The Zurich Golf Classic will soon hit a large patch of well-manicured grass in the Greater New Orleans area. Needless to say, TV commercials for the event are jerkily inserted between those for, say, Nutri-System and the latest Chevy offering. Obviously, the ones controlling the Zurich commercial’s appearance on Cox television have never heard of cuts, fades and volume balance.
Forget the form for now and examine the content. Between overlays of white men teeing off or raising their arms in celebration of a hole-in-one, the only black people in the commercial are in white hats serving food. Furthermore, that sepia-toned footage of all-black waitstaff appears to be from the mid-20th century. Why that clip? Does its creator want to portray an idyllic time when white men ruled golf, servers were black and everyone knew their place in the race-time continuum?
In response to a NOLA bloggers’ email discussion on New Orleans Magazine (which I will not link to, because they’re too uppity for and, thus, undeserving of a link) and their generally sanctimonious and sanitary views of this city and its rebuilding, I mentioned the aforementioned commercial.
YatPundit (whom I will link to, because he isn’t uppity but you may get an inexplicable 403, so be forewarned) had this to say: “All-white ads, or ads where blacks are depicted as minstrels or servants are visual codes for safety. It implies an all-white locale/setting/function where crazed darkies won’t be shooting everything in sight.”

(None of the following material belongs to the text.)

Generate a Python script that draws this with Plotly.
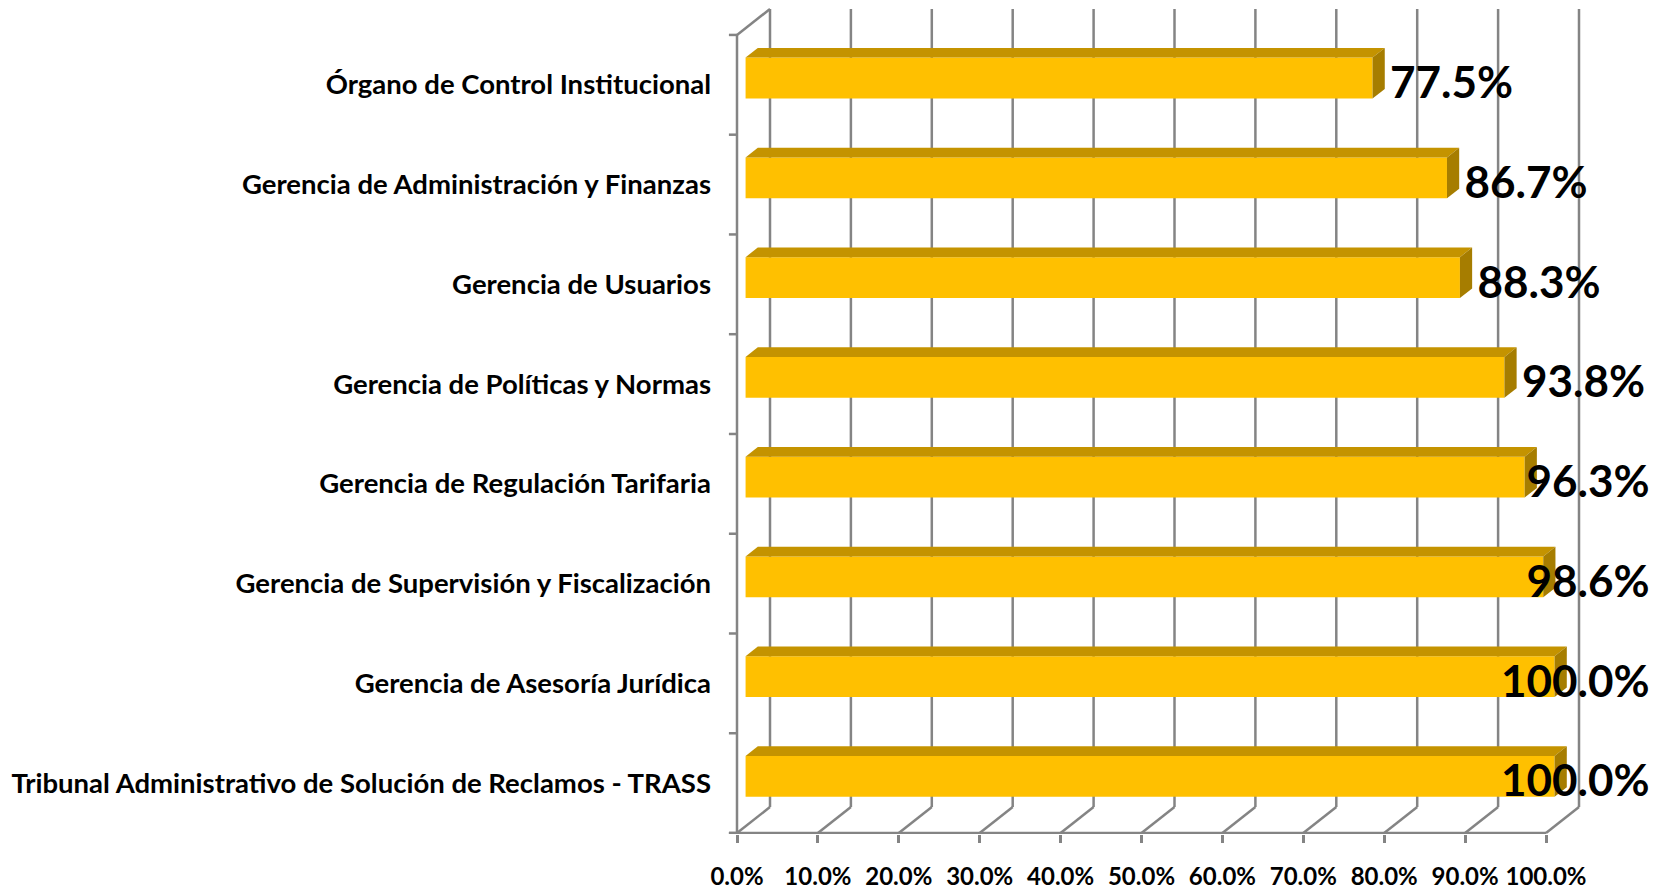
import plotly.graph_objects as go

# ---------------- data ----------------
categories = [
    "Tribunal Administrativo de Solución de Reclamos - TRASS",
    "Gerencia de Asesoría Jurídica",
    "Gerencia de Supervisión y Fiscalización",
    "Gerencia de Regulación Tarifaria",
    "Gerencia de Políticas y Normas",
    "Gerencia de Usuarios",
    "Gerencia de Administración y Finanzas",
    "Órgano de Control Institucional",
]
values = [100.0, 100.0, 98.6, 96.3, 93.8, 88.3, 86.7, 77.5]
x_ticks = [0, 10, 20, 30, 40, 50, 60, 70, 80, 90, 100]
x_tick_labels = [f"{t:.1f}%" for t in x_ticks]

# ---------------- style / geometry ----------------
OFF = 8                  # page body margin
W, H = 1664 - OFF, 890 - OFF
PX_PER_X = 8.09          # pixels per percent unit
PX_PER_Y = 100.0         # pixels per category row
X0_PX = 737 - OFF        # pixel of 0% on the front plane
Y0_PX = 785 - OFF        # pixel of row 0 centre on the front plane
PLOT_L, PLOT_R, PLOT_T, PLOT_B = 720 - OFF, W, 0, 836 - OFF

x_range = [(PLOT_L - X0_PX) / PX_PER_X, (PLOT_R - X0_PX) / PX_PER_X]
y_range = [(Y0_PX - PLOT_B) / PX_PER_Y, (Y0_PX - PLOT_T) / PX_PER_Y]

DXU = 33 / PX_PER_X      # depth offset in x units (back wall)
DYU = 26 / PX_PER_Y      # depth offset in y units
D_FRONT, D_BACK = 0.26, 0.63
BAR_H = 0.41

GRID = "#848484"
GW = 2.5
FRONT = "#FFC000"
TOP = "#C49300"
SIDE = "#A67D00"
FONT = "Lato"

n = len(categories)
y_lo, y_hi = -0.5, n - 0.5

fig = go.Figure()

# ---------------- walls / gridlines ----------------
shapes = []
for t in x_ticks:
    shapes.append(dict(type="line", xref="x", yref="y", layer="below",
                       x0=t + DXU, x1=t + DXU, y0=y_lo + DYU, y1=y_hi + DYU,
                       line=dict(color=GRID, width=GW)))
    shapes.append(dict(type="line", xref="x", yref="y", layer="below",
                       x0=t, x1=t + DXU, y0=y_lo, y1=y_lo + DYU,
                       line=dict(color=GRID, width=GW)))
shapes.append(dict(type="line", xref="x", yref="y", layer="below",
                   x0=-1.0, x1=x_ticks[-1], y0=y_lo, y1=y_lo,
                   line=dict(color=GRID, width=GW)))
shapes.append(dict(type="line", xref="x", yref="y", layer="below",
                   x0=0, x1=0, y0=y_lo, y1=y_hi,
                   line=dict(color=GRID, width=GW)))
shapes.append(dict(type="line", xref="x", yref="y", layer="below",
                   x0=0, x1=DXU, y0=y_hi, y1=y_hi + DYU,
                   line=dict(color=GRID, width=GW)))
for k in range(n + 1):
    yb = y_lo + k
    shapes.append(dict(type="line", xref="x", yref="y", layer="below",
                       x0=-1.0, x1=0, y0=yb, y1=yb,
                       line=dict(color=GRID, width=GW)))

# ---------------- bars ----------------
base = D_FRONT * DXU
yc = [i + D_FRONT * DYU for i in range(n)]
ddx = (D_BACK - D_FRONT) * DXU
ddy = (D_BACK - D_FRONT) * DYU

fig.add_trace(go.Bar(
    y=yc, x=values, base=base, orientation="h", width=BAR_H,
    marker=dict(color=FRONT, line=dict(width=0)),
    hoverinfo="skip", showlegend=False))

for i, v in enumerate(values):
    yt = yc[i] + BAR_H / 2
    yb = yc[i] - BAR_H / 2
    xe = base + v
    fig.add_trace(go.Scatter(
        x=[base, xe, xe + ddx, base + ddx, base],
        y=[yt, yt, yt + ddy, yt + ddy, yt],
        fill="toself", fillcolor=TOP, mode="lines", line=dict(width=0),
        hoverinfo="skip", showlegend=False))
    fig.add_trace(go.Scatter(
        x=[xe, xe, xe + ddx, xe + ddx, xe],
        y=[yb, yt, yt + ddy, yb + ddy, yb],
        fill="toself", fillcolor=SIDE, mode="lines", line=dict(width=0),
        hoverinfo="skip", showlegend=False))

# ---------------- data labels ----------------
LABEL_SIZE = 44
char_w = {".": 0.26, "%": 0.82}
def text_w_units(s):
    em = sum(char_w.get(c, 0.58) for c in s)
    return em * LABEL_SIZE / PX_PER_X

limit = (1650 - OFF - X0_PX) / PX_PER_X
gap = 17 / PX_PER_X
lab_x, lab_y, lab_t = [], [], []
for i, v in enumerate(values):
    s = f"{v:.1f}%"
    w = text_w_units(s)
    left = min(base + v + gap, limit - w)
    lab_x.append(left + w / 2)
    lab_y.append(yc[i] - 0.09)
    lab_t.append(s)

fig.add_trace(go.Scatter(
    x=lab_x, y=lab_y, text=lab_t, mode="text", textposition="middle center",
    textfont=dict(family=FONT, size=LABEL_SIZE, color="black", weight="bold"),
    hoverinfo="skip", showlegend=False, cliponaxis=False))

fig.update_layout(
    width=W, height=H,
    margin=dict(l=PLOT_L, r=W - PLOT_R, t=PLOT_T, b=H - PLOT_B),
    paper_bgcolor="white", plot_bgcolor="white",
    shapes=shapes,
    xaxis=dict(range=x_range, tickvals=x_ticks, ticktext=x_tick_labels,
               showgrid=False, zeroline=False, showline=False,
               ticks="outside", ticklen=8, tickwidth=GW, tickcolor=GRID,
               ticklabelstandoff=13,
               tickfont=dict(family=FONT, size=24, color="black", weight="bold")),
    yaxis=dict(range=y_range, tickvals=list(range(n)), ticktext=categories,
               showgrid=False, zeroline=False, showline=False, ticks="",
               ticklabelstandoff=8,
               tickfont=dict(family=FONT, size=27.5, color="black", weight="bold")),
)

fig.write_html("out.html")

Oh. So, that’s what I feel every time I watch this commercial or ads for New Orleans in which the only black people are overly happy horn players, but couldn’t quite elaborate upon. You see, I’m the first person to pick up on social cues. No jokes, my cue-dar is way up there at 11 and someone needs to hire me onto a corporate Diversity and/or Sexual Harassment taskforce pronto. That’s where my usefulness in this regard ends, however. While I can sniff out a slight, read body language and immediately empathize with resultant discomfort, I have difficulty verbalizing my observations. The same goes for conversation, programming and geophysics. A tongue-tied (or finger-tied) savant, there have been many times when I understand and feel a concept through and through, but have great trouble communicating it, coding it, making it a Powerpoint presentation and so on. This may also explain why I got As in all of my classes, but scored poorly on standardized tests. Somewhere between grokking the right answer and pinning it down is a sea of misconnecting neurons. Weird.
Sorry, this was a moment of revelation, and I, well, reveled in it. Back to the Zurich commercial, now that I picked up on the cue/code and see it for what it is, what next? I’m not a golfer and don’t watch the game, so not going to the tournament is not an option. And what’s the point in calling the association and lodging a complaint? Perhaps I will chalk this one up to Observations And Things To Keep In Mind In Future. Thoughts?
The race-time continuum. Priceless.
the problem with commercials that feature New Orleans music is spotting when they cross the minstrel-show line. it’s cool that you saw it right away.
and i’m glad you don’t think i’m uppity. I was re-building the blog today, after adding some widgets to the sidebar menus… :-)
The main reason it’s a bunch of white guys teeing off and raising their arms is because the tournament is…a bunch of white guys playing golf. I’m pretty sure Vijay Singh isn’t there this year, and Tiger Woods has never seen fit to include New Orleans among the events in which he competes. Should they have spliced in a couple of non-white golfers just to fake a show of diversity?
Also, this just in…commercials for this year’s Essence Festival will feature African-
American artists and enthusiastic African-American audience members. This is a visual code for “funky”, and signifies that there will be very few Caucasians in attendance to step on the groove….
Puddinhead: You completely sidestepped the problem with the commercial, which is not white men playing golf, but the clip of black waitstaff, a piece of film that could have been avoided altogether. Thanks for playing, drive through.
What’s next?
I don’t know what lodging a complaint will do.
I also think you can do something useful to augment the mental note you took.
I read your post and got to thinking. I wondered how many private courses or country clubs in the New Orleans area are still racially exclusive. Perhaps it would be helpful to extend the visual codes of the commercial to more tangible biases in membership policies, etc.